Begin with the first line of the material and write out each line exactly, ending with the line that contains "plt.rcParams['font.family'] = ['Liberation". Pictures are not part of the copy.

▬▬▬▬▬▬

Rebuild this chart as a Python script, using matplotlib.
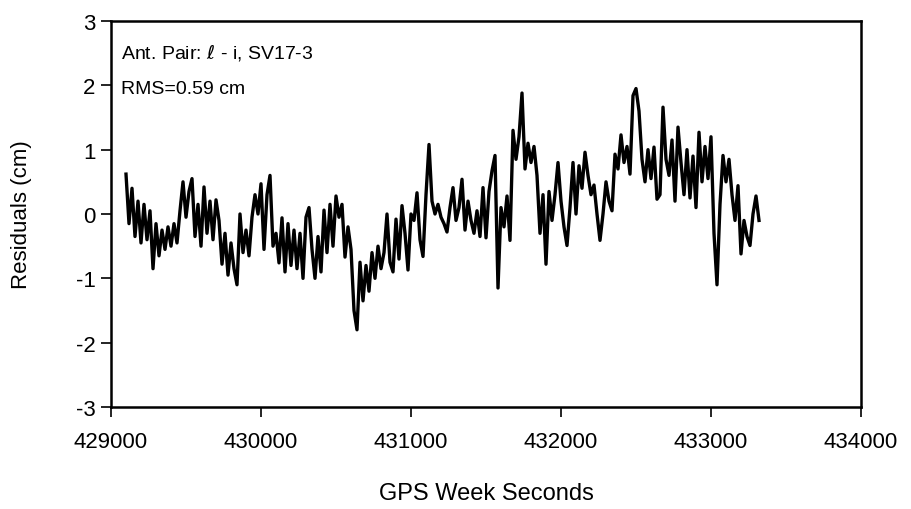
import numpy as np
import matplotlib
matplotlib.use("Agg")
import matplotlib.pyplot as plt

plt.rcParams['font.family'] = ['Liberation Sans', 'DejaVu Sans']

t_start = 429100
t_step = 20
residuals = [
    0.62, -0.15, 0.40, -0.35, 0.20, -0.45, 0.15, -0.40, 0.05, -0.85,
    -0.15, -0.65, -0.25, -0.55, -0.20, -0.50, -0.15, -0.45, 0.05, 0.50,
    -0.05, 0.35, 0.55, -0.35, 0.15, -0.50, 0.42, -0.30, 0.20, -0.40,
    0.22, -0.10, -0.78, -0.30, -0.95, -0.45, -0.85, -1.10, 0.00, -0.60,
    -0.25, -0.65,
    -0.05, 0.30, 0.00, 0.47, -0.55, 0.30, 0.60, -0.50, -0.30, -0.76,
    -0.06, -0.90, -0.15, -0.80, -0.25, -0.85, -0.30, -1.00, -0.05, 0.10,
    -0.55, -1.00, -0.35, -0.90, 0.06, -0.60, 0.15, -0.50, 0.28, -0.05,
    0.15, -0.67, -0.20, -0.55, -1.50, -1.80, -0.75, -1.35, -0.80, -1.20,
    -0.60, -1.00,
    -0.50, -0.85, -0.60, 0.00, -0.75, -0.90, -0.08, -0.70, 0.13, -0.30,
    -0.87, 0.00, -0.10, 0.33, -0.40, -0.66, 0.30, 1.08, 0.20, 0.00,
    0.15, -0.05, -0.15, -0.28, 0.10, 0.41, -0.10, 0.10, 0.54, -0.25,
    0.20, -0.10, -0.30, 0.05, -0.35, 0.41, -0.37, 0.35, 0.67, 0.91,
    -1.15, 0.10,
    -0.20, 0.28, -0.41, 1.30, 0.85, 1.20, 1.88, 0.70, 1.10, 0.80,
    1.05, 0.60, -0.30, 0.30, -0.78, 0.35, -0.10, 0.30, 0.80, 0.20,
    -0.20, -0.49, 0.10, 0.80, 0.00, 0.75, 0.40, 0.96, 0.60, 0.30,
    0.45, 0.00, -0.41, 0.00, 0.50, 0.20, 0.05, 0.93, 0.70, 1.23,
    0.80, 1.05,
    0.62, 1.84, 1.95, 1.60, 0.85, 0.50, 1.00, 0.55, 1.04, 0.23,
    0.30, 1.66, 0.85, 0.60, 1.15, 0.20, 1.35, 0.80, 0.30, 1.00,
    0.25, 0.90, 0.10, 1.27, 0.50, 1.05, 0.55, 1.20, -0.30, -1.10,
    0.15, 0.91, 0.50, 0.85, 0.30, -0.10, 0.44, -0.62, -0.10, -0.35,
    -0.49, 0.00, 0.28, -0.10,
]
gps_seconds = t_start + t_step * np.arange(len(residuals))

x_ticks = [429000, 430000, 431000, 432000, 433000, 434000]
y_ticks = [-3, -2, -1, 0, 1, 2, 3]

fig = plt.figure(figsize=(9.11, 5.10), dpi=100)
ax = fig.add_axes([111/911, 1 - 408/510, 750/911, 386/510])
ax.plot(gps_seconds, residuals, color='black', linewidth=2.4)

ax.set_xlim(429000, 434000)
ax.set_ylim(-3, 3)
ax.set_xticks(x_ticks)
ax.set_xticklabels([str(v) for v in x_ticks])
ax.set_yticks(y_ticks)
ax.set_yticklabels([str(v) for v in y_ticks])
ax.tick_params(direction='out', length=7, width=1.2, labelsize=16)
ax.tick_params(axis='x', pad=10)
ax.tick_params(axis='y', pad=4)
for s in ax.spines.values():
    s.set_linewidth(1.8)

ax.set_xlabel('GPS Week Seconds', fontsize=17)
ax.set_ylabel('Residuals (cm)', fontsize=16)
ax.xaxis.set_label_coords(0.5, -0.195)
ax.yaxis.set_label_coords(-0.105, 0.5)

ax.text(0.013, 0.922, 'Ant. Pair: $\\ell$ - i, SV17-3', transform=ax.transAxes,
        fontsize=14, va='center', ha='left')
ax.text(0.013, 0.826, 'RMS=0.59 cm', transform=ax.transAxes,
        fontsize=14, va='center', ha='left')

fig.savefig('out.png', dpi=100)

▬▬▬▬▬▬

## FULL OUTPUT
Rebuild this chart as a Python script, using matplotlib.
import numpy as np
import matplotlib
matplotlib.use("Agg")
import matplotlib.pyplot as plt

plt.rcParams['font.family'] = ['Liberation Sans', 'DejaVu Sans']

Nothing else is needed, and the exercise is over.